Required task: Collect all lines containing the word "with" from the data.

Input rows:
########
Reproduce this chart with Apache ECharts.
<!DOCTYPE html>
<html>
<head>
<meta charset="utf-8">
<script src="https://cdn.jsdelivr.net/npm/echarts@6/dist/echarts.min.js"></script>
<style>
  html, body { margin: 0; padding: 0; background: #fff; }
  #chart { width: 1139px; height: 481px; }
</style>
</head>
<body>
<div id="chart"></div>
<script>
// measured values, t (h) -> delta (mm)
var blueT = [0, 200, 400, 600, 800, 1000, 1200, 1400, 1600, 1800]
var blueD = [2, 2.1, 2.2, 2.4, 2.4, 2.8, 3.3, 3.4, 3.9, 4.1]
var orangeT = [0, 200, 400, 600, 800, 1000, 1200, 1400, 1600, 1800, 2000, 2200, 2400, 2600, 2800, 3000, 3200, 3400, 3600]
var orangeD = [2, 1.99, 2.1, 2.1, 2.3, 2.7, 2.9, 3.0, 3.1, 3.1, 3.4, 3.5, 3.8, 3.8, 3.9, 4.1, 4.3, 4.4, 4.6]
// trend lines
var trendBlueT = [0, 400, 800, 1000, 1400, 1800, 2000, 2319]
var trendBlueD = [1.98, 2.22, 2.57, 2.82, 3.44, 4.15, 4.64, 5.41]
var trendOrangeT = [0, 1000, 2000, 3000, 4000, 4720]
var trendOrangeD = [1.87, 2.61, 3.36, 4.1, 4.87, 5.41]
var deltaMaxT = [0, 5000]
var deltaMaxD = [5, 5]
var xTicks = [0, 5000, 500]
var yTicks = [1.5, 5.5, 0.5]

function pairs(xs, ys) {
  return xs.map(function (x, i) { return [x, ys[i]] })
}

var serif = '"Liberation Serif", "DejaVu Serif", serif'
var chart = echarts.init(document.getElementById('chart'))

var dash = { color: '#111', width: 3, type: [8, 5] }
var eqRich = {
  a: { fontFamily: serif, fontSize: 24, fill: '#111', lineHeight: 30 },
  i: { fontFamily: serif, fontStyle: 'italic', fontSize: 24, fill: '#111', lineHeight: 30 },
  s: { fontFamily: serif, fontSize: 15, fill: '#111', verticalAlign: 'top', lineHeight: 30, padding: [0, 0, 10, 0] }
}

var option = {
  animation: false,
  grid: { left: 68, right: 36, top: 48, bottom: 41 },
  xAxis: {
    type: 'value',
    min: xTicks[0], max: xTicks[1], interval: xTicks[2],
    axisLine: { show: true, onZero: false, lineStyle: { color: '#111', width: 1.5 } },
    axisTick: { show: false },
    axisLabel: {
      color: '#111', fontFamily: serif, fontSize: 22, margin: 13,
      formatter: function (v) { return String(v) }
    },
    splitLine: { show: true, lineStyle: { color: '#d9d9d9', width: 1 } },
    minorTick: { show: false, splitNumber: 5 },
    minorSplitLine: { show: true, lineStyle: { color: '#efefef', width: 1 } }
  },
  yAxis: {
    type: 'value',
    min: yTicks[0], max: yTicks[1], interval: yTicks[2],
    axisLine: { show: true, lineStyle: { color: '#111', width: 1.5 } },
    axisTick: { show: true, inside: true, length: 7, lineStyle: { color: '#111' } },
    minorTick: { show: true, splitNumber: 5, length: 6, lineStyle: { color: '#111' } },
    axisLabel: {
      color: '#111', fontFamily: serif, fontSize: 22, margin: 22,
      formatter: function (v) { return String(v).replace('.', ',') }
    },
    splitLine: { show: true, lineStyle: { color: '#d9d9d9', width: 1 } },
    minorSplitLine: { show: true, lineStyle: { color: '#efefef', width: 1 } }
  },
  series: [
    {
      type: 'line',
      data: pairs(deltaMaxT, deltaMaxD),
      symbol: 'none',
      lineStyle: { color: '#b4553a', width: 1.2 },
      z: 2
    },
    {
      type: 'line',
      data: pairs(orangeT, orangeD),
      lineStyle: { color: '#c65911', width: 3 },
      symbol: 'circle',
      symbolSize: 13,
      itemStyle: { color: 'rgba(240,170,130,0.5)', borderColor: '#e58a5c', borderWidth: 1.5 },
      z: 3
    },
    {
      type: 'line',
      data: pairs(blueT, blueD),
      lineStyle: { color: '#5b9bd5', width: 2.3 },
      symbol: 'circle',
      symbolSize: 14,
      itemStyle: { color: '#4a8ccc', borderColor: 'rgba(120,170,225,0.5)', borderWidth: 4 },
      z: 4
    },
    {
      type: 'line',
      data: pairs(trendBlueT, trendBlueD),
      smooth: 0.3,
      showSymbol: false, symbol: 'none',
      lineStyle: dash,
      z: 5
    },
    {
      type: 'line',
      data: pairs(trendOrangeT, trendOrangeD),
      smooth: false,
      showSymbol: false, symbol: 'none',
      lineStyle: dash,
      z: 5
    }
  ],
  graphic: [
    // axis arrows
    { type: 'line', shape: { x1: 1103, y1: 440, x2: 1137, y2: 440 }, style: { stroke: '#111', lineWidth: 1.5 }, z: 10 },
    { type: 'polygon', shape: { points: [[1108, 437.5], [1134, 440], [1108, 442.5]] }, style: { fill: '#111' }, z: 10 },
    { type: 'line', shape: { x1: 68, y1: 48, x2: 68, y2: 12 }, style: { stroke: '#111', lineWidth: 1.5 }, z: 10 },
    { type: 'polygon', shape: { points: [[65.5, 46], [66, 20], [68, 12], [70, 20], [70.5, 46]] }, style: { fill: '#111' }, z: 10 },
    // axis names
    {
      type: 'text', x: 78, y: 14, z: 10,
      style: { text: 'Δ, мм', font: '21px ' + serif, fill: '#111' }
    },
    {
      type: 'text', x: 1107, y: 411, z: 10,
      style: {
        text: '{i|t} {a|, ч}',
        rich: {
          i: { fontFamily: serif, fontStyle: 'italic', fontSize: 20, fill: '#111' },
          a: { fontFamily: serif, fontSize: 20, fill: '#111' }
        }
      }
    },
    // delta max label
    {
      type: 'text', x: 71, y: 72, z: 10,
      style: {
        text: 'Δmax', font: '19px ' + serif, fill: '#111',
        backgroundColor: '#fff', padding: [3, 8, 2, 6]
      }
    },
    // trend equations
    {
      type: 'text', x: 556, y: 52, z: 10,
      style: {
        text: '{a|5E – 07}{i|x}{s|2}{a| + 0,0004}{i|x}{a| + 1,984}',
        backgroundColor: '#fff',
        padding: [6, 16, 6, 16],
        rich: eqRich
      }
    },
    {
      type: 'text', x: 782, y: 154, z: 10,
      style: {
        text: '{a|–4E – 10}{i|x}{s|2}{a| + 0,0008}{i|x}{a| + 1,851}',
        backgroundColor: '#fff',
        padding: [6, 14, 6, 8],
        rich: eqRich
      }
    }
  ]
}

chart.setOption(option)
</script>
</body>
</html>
########
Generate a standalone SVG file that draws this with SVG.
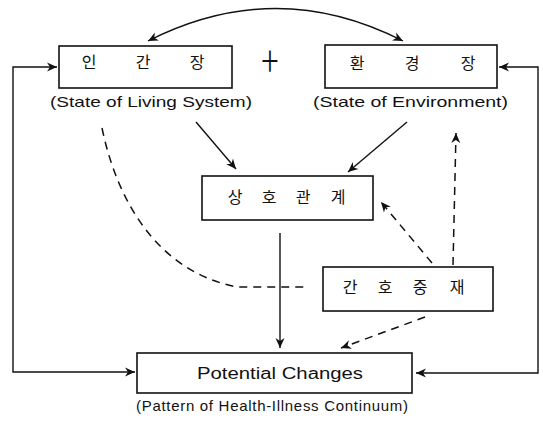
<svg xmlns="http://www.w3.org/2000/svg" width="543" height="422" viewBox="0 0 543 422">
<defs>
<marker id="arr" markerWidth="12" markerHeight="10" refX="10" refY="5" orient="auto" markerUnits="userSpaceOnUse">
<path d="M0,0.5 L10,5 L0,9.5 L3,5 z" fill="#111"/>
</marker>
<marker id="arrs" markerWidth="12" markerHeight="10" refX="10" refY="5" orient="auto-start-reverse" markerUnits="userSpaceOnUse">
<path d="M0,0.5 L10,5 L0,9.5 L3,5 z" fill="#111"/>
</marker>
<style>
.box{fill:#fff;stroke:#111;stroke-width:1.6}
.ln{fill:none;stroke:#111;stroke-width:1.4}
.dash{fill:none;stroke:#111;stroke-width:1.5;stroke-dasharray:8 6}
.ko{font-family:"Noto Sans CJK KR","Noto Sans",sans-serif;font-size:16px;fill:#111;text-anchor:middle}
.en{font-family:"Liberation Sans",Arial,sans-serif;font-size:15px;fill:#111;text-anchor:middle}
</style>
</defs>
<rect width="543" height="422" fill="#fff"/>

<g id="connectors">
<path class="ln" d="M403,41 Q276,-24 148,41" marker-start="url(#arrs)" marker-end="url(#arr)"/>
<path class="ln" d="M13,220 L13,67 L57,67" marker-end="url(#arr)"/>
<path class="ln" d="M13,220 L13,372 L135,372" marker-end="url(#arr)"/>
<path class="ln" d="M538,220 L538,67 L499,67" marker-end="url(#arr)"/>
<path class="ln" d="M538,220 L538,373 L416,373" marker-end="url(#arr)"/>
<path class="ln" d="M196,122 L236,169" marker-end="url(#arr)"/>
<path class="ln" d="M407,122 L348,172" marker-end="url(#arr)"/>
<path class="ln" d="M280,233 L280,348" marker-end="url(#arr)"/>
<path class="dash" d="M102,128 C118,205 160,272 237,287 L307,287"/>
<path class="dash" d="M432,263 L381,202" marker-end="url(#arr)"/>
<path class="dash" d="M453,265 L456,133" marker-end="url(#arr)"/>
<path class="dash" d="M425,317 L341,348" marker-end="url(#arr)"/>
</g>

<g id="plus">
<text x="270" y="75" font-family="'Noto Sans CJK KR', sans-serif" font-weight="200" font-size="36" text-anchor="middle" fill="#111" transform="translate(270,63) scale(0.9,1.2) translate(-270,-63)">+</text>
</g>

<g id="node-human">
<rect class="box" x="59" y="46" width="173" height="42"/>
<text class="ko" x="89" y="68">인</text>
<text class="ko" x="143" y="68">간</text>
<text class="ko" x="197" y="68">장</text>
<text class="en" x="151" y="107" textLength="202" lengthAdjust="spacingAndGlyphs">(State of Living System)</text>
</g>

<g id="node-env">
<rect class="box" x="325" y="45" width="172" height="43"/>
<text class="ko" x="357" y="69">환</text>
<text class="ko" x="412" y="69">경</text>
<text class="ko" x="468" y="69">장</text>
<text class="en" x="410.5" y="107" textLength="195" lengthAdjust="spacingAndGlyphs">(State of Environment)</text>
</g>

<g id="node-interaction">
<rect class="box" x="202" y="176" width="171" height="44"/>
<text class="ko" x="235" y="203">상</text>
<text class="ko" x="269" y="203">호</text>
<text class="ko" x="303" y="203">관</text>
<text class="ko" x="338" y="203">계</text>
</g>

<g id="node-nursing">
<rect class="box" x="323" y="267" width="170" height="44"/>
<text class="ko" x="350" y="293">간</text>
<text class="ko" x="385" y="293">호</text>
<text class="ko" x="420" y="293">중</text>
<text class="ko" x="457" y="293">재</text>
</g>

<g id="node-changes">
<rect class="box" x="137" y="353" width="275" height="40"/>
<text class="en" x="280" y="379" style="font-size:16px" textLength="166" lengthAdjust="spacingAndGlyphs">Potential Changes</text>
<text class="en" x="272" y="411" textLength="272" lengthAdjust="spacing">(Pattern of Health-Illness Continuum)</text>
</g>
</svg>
########
Answer to this problem:
Reproduce this chart with Apache ECharts.
Generate a standalone SVG file that draws this with SVG.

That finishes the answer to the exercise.